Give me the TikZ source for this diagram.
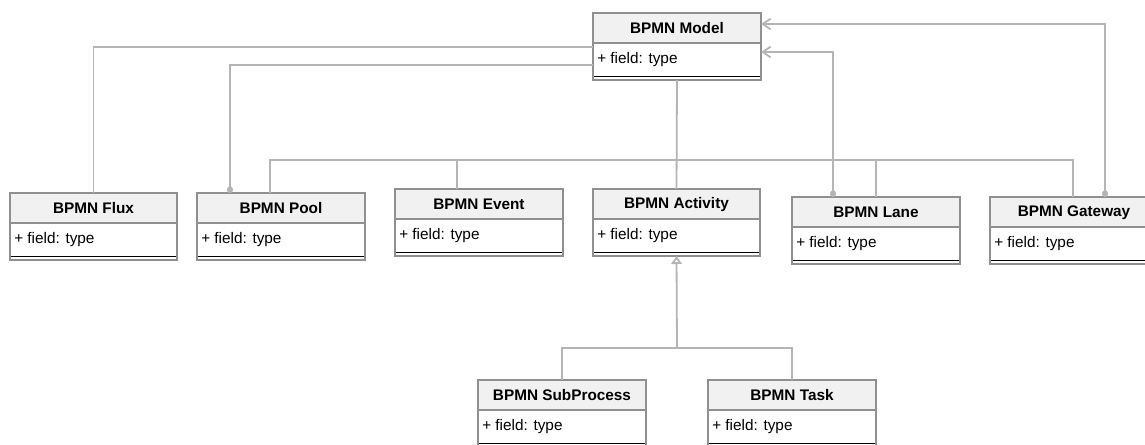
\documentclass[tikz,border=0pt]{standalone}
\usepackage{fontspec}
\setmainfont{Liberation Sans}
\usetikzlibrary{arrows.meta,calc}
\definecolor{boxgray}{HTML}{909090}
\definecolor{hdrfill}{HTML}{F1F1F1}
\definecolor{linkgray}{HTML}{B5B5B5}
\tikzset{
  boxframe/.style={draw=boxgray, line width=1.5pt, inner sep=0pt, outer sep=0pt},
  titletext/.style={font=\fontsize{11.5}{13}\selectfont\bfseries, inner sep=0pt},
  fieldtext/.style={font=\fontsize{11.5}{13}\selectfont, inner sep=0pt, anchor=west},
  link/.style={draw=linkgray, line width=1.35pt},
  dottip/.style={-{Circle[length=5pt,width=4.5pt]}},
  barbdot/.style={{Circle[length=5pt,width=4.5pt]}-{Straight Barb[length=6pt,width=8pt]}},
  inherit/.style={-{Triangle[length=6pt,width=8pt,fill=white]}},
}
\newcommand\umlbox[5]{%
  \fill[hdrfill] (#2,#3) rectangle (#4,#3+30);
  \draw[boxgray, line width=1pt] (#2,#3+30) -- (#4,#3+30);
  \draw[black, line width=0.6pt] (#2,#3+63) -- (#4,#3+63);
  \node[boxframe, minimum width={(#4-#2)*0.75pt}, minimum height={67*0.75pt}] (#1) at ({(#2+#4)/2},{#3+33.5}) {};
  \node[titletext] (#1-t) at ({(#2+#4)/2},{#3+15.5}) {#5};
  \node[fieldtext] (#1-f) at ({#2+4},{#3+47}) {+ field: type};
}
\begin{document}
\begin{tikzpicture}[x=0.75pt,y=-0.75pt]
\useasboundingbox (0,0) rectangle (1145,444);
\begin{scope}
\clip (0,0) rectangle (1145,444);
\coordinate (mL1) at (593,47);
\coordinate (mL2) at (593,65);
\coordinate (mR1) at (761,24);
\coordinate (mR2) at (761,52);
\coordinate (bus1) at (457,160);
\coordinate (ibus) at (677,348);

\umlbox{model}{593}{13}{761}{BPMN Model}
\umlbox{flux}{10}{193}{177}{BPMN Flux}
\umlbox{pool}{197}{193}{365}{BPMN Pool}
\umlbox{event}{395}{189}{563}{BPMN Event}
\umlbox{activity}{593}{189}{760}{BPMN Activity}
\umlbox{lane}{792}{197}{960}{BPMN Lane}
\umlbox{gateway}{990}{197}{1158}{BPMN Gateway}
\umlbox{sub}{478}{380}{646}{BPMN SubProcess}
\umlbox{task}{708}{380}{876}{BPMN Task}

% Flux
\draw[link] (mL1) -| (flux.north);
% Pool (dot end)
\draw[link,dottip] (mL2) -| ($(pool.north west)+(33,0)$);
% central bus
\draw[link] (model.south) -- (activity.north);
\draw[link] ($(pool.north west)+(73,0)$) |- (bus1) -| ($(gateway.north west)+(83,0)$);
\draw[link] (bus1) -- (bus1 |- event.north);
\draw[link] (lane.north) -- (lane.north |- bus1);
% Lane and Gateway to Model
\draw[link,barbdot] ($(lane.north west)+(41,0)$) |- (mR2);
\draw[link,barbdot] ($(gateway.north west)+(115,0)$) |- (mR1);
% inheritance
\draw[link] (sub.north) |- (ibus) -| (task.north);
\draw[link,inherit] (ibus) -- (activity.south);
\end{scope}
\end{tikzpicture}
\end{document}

____

What to do: Keep every word of the data as it is when you write it out, but drop the pictures.

Response to this task:
Give me the TikZ source for this diagram.
\documentclass[tikz,border=0pt]{standalone}
\usepackage{fontspec}
\setmainfont{Liberation Sans}
\usetikzlibrary{arrows.meta,calc}
\definecolor{boxgray}{HTML}{909090}
\definecolor{hdrfill}{HTML}{F1F1F1}
\definecolor{linkgray}{HTML}{B5B5B5}
\tikzset{
  boxframe/.style={draw=boxgray, line width=1.5pt, inner sep=0pt, outer sep=0pt},
  titletext/.style={font=\fontsize{11.5}{13}\selectfont\bfseries, inner sep=0pt},
  fieldtext/.style={font=\fontsize{11.5}{13}\selectfont, inner sep=0pt, anchor=west},
  link/.style={draw=linkgray, line width=1.35pt},
  dottip/.style={-{Circle[length=5pt,width=4.5pt]}},
  barbdot/.style={{Circle[length=5pt,width=4.5pt]}-{Straight Barb[length=6pt,width=8pt]}},
  inherit/.style={-{Triangle[length=6pt,width=8pt,fill=white]}},
}
\newcommand\umlbox[5]{%
  \fill[hdrfill] (#2,#3) rectangle (#4,#3+30);
  \draw[boxgray, line width=1pt] (#2,#3+30) -- (#4,#3+30);
  \draw[black, line width=0.6pt] (#2,#3+63) -- (#4,#3+63);
  \node[boxframe, minimum width={(#4-#2)*0.75pt}, minimum height={67*0.75pt}] (#1) at ({(#2+#4)/2},{#3+33.5}) {};
  \node[titletext] (#1-t) at ({(#2+#4)/2},{#3+15.5}) {#5};
  \node[fieldtext] (#1-f) at ({#2+4},{#3+47}) {+ field: type};
}
\begin{document}
\begin{tikzpicture}[x=0.75pt,y=-0.75pt]
\useasboundingbox (0,0) rectangle (1145,444);
\begin{scope}
\clip (0,0) rectangle (1145,444);
\coordinate (mL1) at (593,47);
\coordinate (mL2) at (593,65);
\coordinate (mR1) at (761,24);
\coordinate (mR2) at (761,52);
\coordinate (bus1) at (457,160);
\coordinate (ibus) at (677,348);

\umlbox{model}{593}{13}{761}{BPMN Model}
\umlbox{flux}{10}{193}{177}{BPMN Flux}
\umlbox{pool}{197}{193}{365}{BPMN Pool}
\umlbox{event}{395}{189}{563}{BPMN Event}
\umlbox{activity}{593}{189}{760}{BPMN Activity}
\umlbox{lane}{792}{197}{960}{BPMN Lane}
\umlbox{gateway}{990}{197}{1158}{BPMN Gateway}
\umlbox{sub}{478}{380}{646}{BPMN SubProcess}
\umlbox{task}{708}{380}{876}{BPMN Task}

% Flux
\draw[link] (mL1) -| (flux.north);
% Pool (dot end)
\draw[link,dottip] (mL2) -| ($(pool.north west)+(33,0)$);
% central bus
\draw[link] (model.south) -- (activity.north);
\draw[link] ($(pool.north west)+(73,0)$) |- (bus1) -| ($(gateway.north west)+(83,0)$);
\draw[link] (bus1) -- (bus1 |- event.north);
\draw[link] (lane.north) -- (lane.north |- bus1);
% Lane and Gateway to Model
\draw[link,barbdot] ($(lane.north west)+(41,0)$) |- (mR2);
\draw[link,barbdot] ($(gateway.north west)+(115,0)$) |- (mR1);
% inheritance
\draw[link] (sub.north) |- (ibus) -| (task.north);
\draw[link,inherit] (ibus) -- (activity.south);
\end{scope}
\end{tikzpicture}
\end{document}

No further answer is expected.